【sklearn】模型选取+参数选择

2019年09月28日

Author: Guofei

文章归类: 2-1-有监督学习，文章编号: 201

版权声明：本文作者是郭飞。转载随意，但需要标明原文链接，并通知本人
原文链接：https://www.guofei.site/2019/09/28/model_selection.html

两年前总结过模型选取和参数选择的理论+代码。机器学习模型汇总, 【模型评价】理论与实现, 【交叉验证】介绍与实现
两年过去了，理论没太大变化，但 sklearn 增加了很多好用的新功能（点赞）。
现在对这几篇博客，删掉代码，保留理论部分。在这篇博客里重新总结一遍代码。（过段时间会把旧博客删掉）

本文结构

先讲 GridSearchCV，这是一个网格搜索的方法，然后介绍 RandomizedSearchCV 等，它们的用法类似
进行搜索时，需要定义需要计算的 scoring，从而输出分数，并寻找最佳模型，第二部分就介绍 score
进行搜索时，有一些具体的 CV（cross validation）方法，例如，Kfold

GridSearchCV

from sklearn import neural_network
mlp=neural_network.MLPClassifier(max_iter=1000)

param_grid = {
    'hidden_layer_sizes':[(10, ), (20, ), (5, 5)],
    'activation':['logistic', 'tanh', 'relu'],
    'alpha':[0.001, 0.01, 0.1, 0.4, 1]
}

gscv = model_selection.GridSearchCV(estimator=mlp,
                                   param_grid=param_grid,
                                   scoring='accuracy', # 打分
                                   cv=gkf.split(X,y,groups), # cv 方法
                                   return_train_score=True, # 默认不返回 train 的score
                                   refit=True, # 默认为 True, 用最好的模型+全量数据再次训练，用 gscv.best_estimator_ 获取最好模型
                                   n_jobs=-1)

gscv.fit(X,y)
gscv.cv_results_

关于score

https://scikit-learn.org/stable/modules/model_evaluation.html

关于best model，需要 refit=True

gscv.best_score_
gscv.best_params_
best_model = gscv.best_estimator_
best_model.score(test_data, test_target)

如果我需要多个score，而且需要 refit=True 再次训练最好的模型。那么我们需要指定以哪种 score 作为判断最好的标准。

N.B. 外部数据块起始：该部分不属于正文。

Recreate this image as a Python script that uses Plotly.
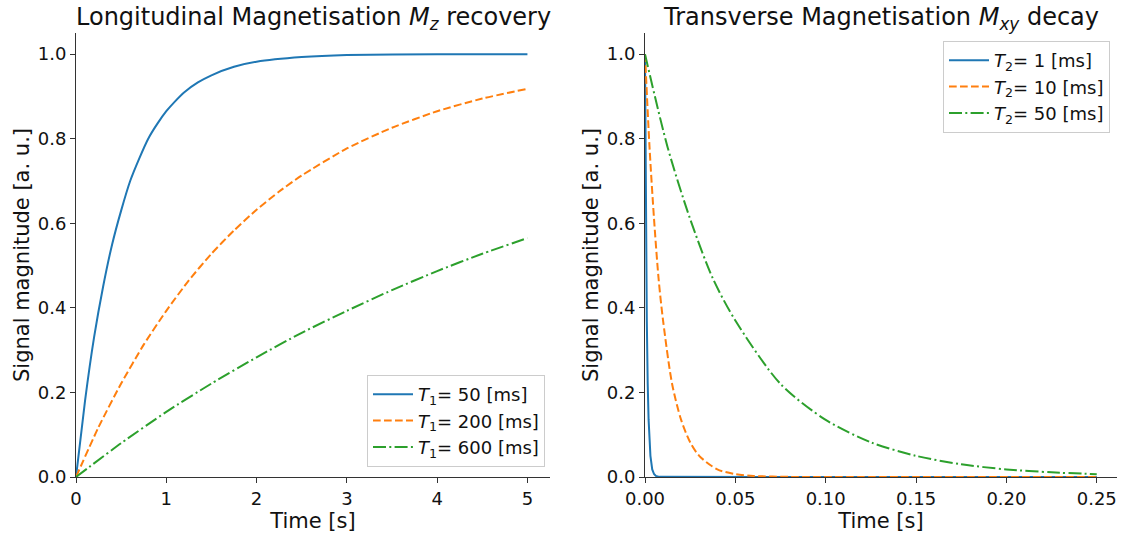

例如：

from sklearn import tree
dtc=tree.DecisionTreeClassifier()
gscv = model_selection.GridSearchCV(estimator=dtc,
                                param_grid={'min_samples_split':[2,3,4]},
                                scoring=['accuracy','f1','roc_auc'],
                                refit='accuracy')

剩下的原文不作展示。